With the team headed to an airport with tickets to Chicago, the annual Circus Trip is finally over. This year’s edition was pretty bi-polar, but ended with the Hawks capturing six of 12 points and staying on top of the Central Division.
What can we take away from the trip?
Corey Crawford wasn’t great, but he was effective. He finished with a save percentage of .891 on the trip, but was credited with all three of the Hawks’ wins and, in San Jose, allowed only one goal while taking the loss.
Jonathan Toews was both effective and great. He had 10 points (four goals, six assists) in the six games, and won 63.2 percent of his faceoffs (67 of 106) on the trip. He was also credited with two game-winning goals on the trip, both of which came in southern California.
With his 13th goal on Saturday night, Toews moved into a tie with James Neal and Claude Giroux for third in the NHL, just three behind Phil Kessel for the league lead. His team-leading 25 points are tied for sixth in the NHL, and his four game-winning goals are tied for the NHL lead.
Simply put: Captain Serious is a legitimate contender for the Hart Trophy.
Duncan Keith had an ugly middle part of the trip, and didn’t finish well with a few bad turnovers in LA and Anaheim. He did have six assists on the trip, but was minus-seven on the trip.
Also on the blue line, but a bit more positive, Nick Leddy had an assist in four of the six games and was plus-four on the trip.
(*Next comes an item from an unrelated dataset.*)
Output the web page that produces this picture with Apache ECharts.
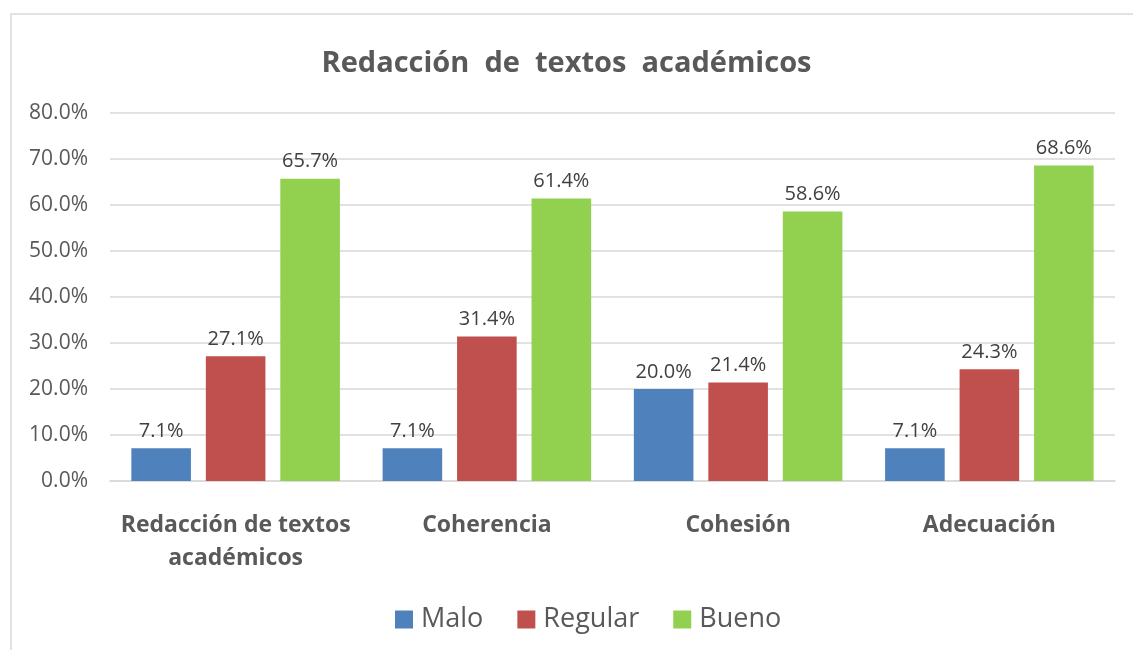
<!DOCTYPE html>
<html>
<head>
<meta charset="utf-8">
<script src="https://cdn.jsdelivr.net/npm/echarts@6/dist/echarts.min.js"></script>
<style>
html, body { margin: 0; padding: 0; background: #fff; }
#chart { width: 1133px; height: 650px; }
</style>
</head>
<body>
<div id="chart"></div>
<script>
var categories = ['Redacción de textos\nacadémicos', 'Coherencia', 'Cohesión', 'Adecuación'];
var seriesNames = ['Malo', 'Regular', 'Bueno'];
var malo = [7.1, 7.1, 20.0, 7.1];
var regular = [27.1, 31.4, 21.4, 24.3];
var bueno = [65.7, 61.4, 58.6, 68.6];
var colors = ['#4f81bd', '#c0504d', '#92d050'];

var font = '"Open Sans", "Noto Sans", sans-serif';
var chart = echarts.init(document.getElementById('chart'));

var makeSeries = function(name, data, color){
	return {
		name: name,
		type: 'bar',
		data: data,
		barGap: '25%',
		barCategoryGap: '17%',
		itemStyle: { color: color },
		label: {
			show: true,
			position: 'top',
			distance: 7,
			color: '#404040',
			fontFamily: font,
			fontSize: 20,
			formatter: function(p){ return p.value.toFixed(1) + '%'; }
		}
	};
};

chart.setOption({
	animation: false,
	color: colors,
	title: {
		text: 'Redacción  de  textos  académicos',
		left: 'center',
		top: 44,
		textStyle: { fontFamily: font, fontSize: 29, fontWeight: 'bold', color: '#595959' }
	},
	legend: {
		data: seriesNames,
		bottom: 12,
		left: 390,
		itemWidth: 18,
		itemHeight: 18,
		itemGap: 34,
		icon: 'rect',
		textStyle: { fontFamily: font, fontSize: 27, color: '#595959', padding: [0, 0, 0, 3] }
	},
	grid: { left: 110, right: 18, top: 113, bottom: 169 },
	xAxis: {
		type: 'category',
		data: categories,
		axisTick: { show: false },
		axisLine: { lineStyle: { color: '#d9d9d9', width: 1.5 } },
		axisLabel: {
			interval: 0,
			margin: 28,
			fontFamily: font,
			fontSize: 23,
			fontWeight: 'bold',
			color: '#595959',
			lineHeight: 33
		}
	},
	yAxis: {
		type: 'value',
		min: 0,
		max: 80,
		interval: 10,
		axisLine: { show: false },
		axisTick: { show: false },
		splitLine: { lineStyle: { color: '#d9d9d9', width: 1.5 } },
		axisLabel: {
			margin: 22,
			fontFamily: font,
			fontSize: 21,
			color: '#595959',
			formatter: function(v){ return v.toFixed(1) + '%'; }
		}
	},
	graphic: [{
		type: 'rect',
		shape: { x: 11, y: 14, width: 1200, height: 700 },
		style: { fill: 'none', stroke: '#d9d9d9', lineWidth: 1.5 },
		silent: true
	}],
	series: [
		makeSeries(seriesNames[0], malo, colors[0]),
		makeSeries(seriesNames[1], regular, colors[1]),
		makeSeries(seriesNames[2], bueno, colors[2])
	]
});
</script>
</body>
</html>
Leddy and Keith have 16 points each now, which is tied for the sixth-highest total among defenseman in the NHL. In fact, at the end of the trip, the statistical differences between Leddy and Keith aren’t enormous.
Patrick Sharp had five goals on the trip, while Marian Hossa five points (one goal, four assists) and Patrick Kane had four points (one goal, three assists). Quietly, rookie Marcus Kruger had an assist in all three of the Hawks wins on the trip, and Viktor Stalberg had five points (one goal, four assists).
Of course Stalberg should have had another goal in LA on Saturday night, but wide open nets are hard to hit sometimes.
The Hawks were outscored 22-17 in the three games, largely because their penalty killing was awful. After not taking a penalty in the first game of the trip in Vancouver, Chicago allowed six power play goals in 18 opportunities, a below-mediocre 67 percent kill rate.
However, Chicago’s power play found some swagger, especially with the new-look second unit. The Blackhawks converted seven of 26 power play chances on the trip, a 27 percent success rate.
Most importantly, though, the Blackhawks return to Chicago with 31 points and still on top of the division (albeit with two more games played than Detroit, which has 29 points).